TOM : Une partie de l’avenir de l’Europe ne se joue-t-elle pas sur la défiance des citoyens envers le monde politique et non sur le projet européen ?
Le référendum sur le Brexit n’est pas forcément un référendum sur le Brexit. C’est aussi une façon d’énerver David Cameron. Et il y a plein de gens en Grande-Bretagne qui aiment faire ça, y compris dans son propre parti. En ce moment, en France aussi, des élections sont souvent une façon de donner une claque à la classe politique. Par ailleurs, quand je suis allé à Bruxelles pour la recherche de mon roman, j’ai demandé aux politiques de Bruxelles pourquoi ils n’essayent pas d’être plus ouverts envers le public, au lieu de rester comme une caste fermée, et un des grands problèmes avec l’UE c’est que les gens de Bruxelles sont déconnectés de la réalité. Ils le savent et certains veulent changer la situation, mais d’autres aiment trop leurs privilèges pour changer quoi que ce soit.
GeAbitbol : Du point de vue français, ce référendum est le deuxième que nous suivons après celui portant sur l’indépendance de l’Ecosse.
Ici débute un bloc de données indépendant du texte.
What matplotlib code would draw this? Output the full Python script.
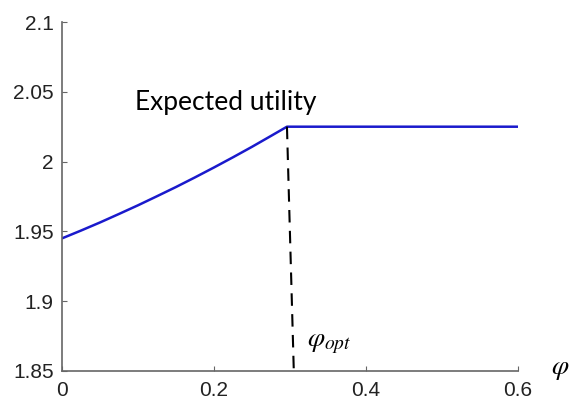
import numpy as np
import matplotlib.pyplot as plt

# expected utility vs phi
phi = [0.0, 0.025, 0.05, 0.075, 0.1, 0.125, 0.15, 0.175, 0.2, 0.225, 0.25, 0.275, 0.296,
       0.35, 0.4, 0.45, 0.5, 0.55, 0.6]
utility = [1.945, 1.9506, 1.9564, 1.9625, 1.9687, 1.9752, 1.9818, 1.9887, 1.9958, 2.0031,
           2.0106, 2.0184, 2.025, 2.025, 2.025, 2.025, 2.025, 2.025, 2.025]

# dashed marker for the optimum
opt_x = [0.296, 0.305]
opt_y = [2.025, 1.85]

xticks = [0, 0.2, 0.4, 0.6]
xtick_labels = ["0", "0.2", "0.4", "0.6"]
yticks = [1.85, 1.9, 1.95, 2.0, 2.05, 2.1]
ytick_labels = ["1.85", "1.9", "1.95", "2", "2.05", "2.1"]

plt.rcParams['mathtext.fontset'] = 'stix'

fig = plt.figure(figsize=(5.78, 4.05), dpi=100)
ax = fig.add_axes([62 / 578, 34 / 405, 456 / 578, 349 / 405])

ax.plot(phi, utility, color="#1a1acc", lw=1.8)
ax.plot(opt_x, opt_y, color="black", lw=1.5, dashes=(6, 4))

ax.set_xlim(0, 0.6)
ax.set_ylim(1.85, 2.1)
ax.set_xticks(xticks)
ax.set_xticklabels(xtick_labels)
ax.set_yticks(yticks)
ax.set_yticklabels(ytick_labels)

for s in ["top", "right"]:
    ax.spines[s].set_visible(False)
for s in ["left", "bottom"]:
    ax.spines[s].set_color("#666666")
    ax.spines[s].set_linewidth(1.2)
ax.tick_params(direction="in", length=3.5, color="#666666", labelsize=15,
               labelcolor="#222222")
ax.tick_params(axis="x", pad=7)
ax.tick_params(axis="y", pad=6)
for lab in ax.get_xticklabels() + ax.get_yticklabels():
    lab.set_family("Liberation Sans")

ax.text(0.216, 2.037, "Expected utility", fontsize=19, family="Lato",
        ha="center", va="baseline")
ax.text(0.322, 1.871, r"$\varphi_{opt}$", fontsize=20, ha="left", va="center")
ax.text(0.655, 1.852, r"$\varphi$", fontsize=20, ha="center", va="center",
        clip_on=False)

fig.savefig("out.png", dpi=100)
Ma question est la suivante : l’organisation de référendum divise-t-il fondamentalement la population ? Si oui, le Brexit est-il une solution en soi ?
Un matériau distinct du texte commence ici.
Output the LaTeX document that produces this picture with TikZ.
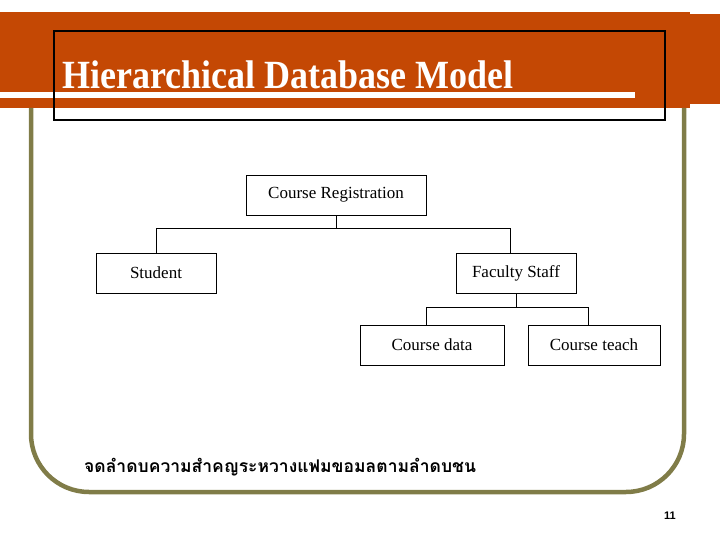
\documentclass[tikz,border=0pt]{standalone}
\usepackage{fontspec}
\setmainfont{Liberation Serif}
\newfontfamily\thaifont[Script=Thai]{Loma}
\newfontfamily\sansf{Liberation Sans}
\definecolor{band}{RGB}{196,72,4}
\definecolor{olive}{RGB}{128,124,72}
\tikzset{ent/.style={draw,line width=0.6pt,minimum height=40pt,inner sep=0pt,font=\fontsize{17}{19}\selectfont},
 conn/.style={line width=0.6pt}}
\begin{document}
\begin{tikzpicture}[x=1pt,y=-1pt]
\useasboundingbox (0,0) rectangle (720,540);
\fill[band] (0,12) rectangle (690,108);
\fill[band] (690,14) rectangle (720,104);
\fill[white] (0,92) rectangle (635,98);
\draw[olive,line width=4.5pt,rounded corners=58pt] (31,108) -- (31,492) -- (684,492) -- (684,108);
\draw[line width=2.5pt] (54,31) rectangle (665,120);
\node[anchor=base west,text=white,inner sep=0pt,font=\bfseries\fontsize{40}{44}\selectfont,xscale=0.9] (title) at (62,89) {Hierarchical Database Model};
\node[ent,minimum width=180pt] (cr) at (336,195) {Course Registration};
\node[ent,minimum width=120pt] (st) at (156,273) {Student};
\node[ent,minimum width=120pt] (fs) at (516,273) {Faculty Staff};
\node[ent,minimum width=144pt] (cd) at (432,345) {Course data};
\node[ent,minimum width=132pt] (ct) at (594,345) {Course teach};
\coordinate (j1) at (336,228);
\coordinate (j2) at (516,307);
\draw[conn] (cr.south) -- (j1);
\draw[conn] (st.north) -- (156,228) -- (510,228) -- (510,253);
\draw[conn] (fs.south) -- (j2);
\draw[conn] (426,325) -- (426,307) -- (588,307) -- (588,325);
\node[anchor=base west,inner sep=0pt,font=\thaifont\bfseries\fontsize{17.5}{20}\selectfont] (th) at (84,472) {จดลำดบความสำคญระหวางแฟมขอมลตามลำดบชน};
\node[font=\sansf\bfseries\fontsize{11}{12}\selectfont] (pg) at (670,516) {11};
\end{tikzpicture}
\end{document}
Je soupçonne les Britanniques de vouloir monter une agence d’organisation de référendums et de répondre à des appels d’offre de l’Europe pour organiser les leurs, mais je ne recommande pas aux autres d’embaucher les Britanniques puisque je ne sais pas si on focalise bien les gens sur les vraies questions : est-ce que la Grande-Bretagne veut bien accepter de faire partie d’une grande équipe européenne qui défend sa place dans l’économie mondiale ? Est-ce que la Grande-Bretagne veut bien accueillir, comme elle le fait depuis la deuxième Guerre Mondiale, des immigrés qui participent à son économie ? Est-ce qu’on accepte l’autorité de Bruxelles sur certains aspects de notre vie commune avec nos voisins européens ? Et enfin : Est-ce que l’on veut, finalement, avoir une chance de gagner l’Euro ?
A.C. : Y a-t-il au final, un véritable intérêt économique au Brexit, du point de vue du Royaume-Uni, ou s’agit-il exclusivement d’un regain de nationalisme, ou, comme vous l’avez dit, de nostalgie à l’égard de l’Empire britannique ?
Vous avez très bien répondu à votre propre question, je trouve. Ce qui me donne le temps de prendre un café, merci. Merci aussi à tous les Français à Londres qui apprennent aux Anglais à faire du bon café.
Yatfrog : Quel est votre pronostic pour le vote, étant donné que la plupart des votants n’ont aucune idée du changement politique ou économique qui se produirait si le Brexit l’emporte ?
En réalité, sans vouloir être trop arrogant, dans n’importe quelle élection, beaucoup de votants ne connaissent pas les vrais enjeux et ne savent pas ce que leur vote peut donner. Ceci est en partie lié au fait que tous les politiciens disent n’importe quoi pour se faire élire, mais aussi à des raisons évidentes. Le commun des mortels n’a pas le temps de comprendre tous les enjeux. Avec l’Europe, il faut dire que certains médias n’ont pas aidé en faisant une campagne de pure propagande, avec de faux chiffres, et des arguments pour faire peur aux votants dans un sens ou dans l’autre. Impossible de dire quel sera le résultat, puisque les sondages sont trop serrés. Le grand nombre des indécis va peut-être décider du résultat.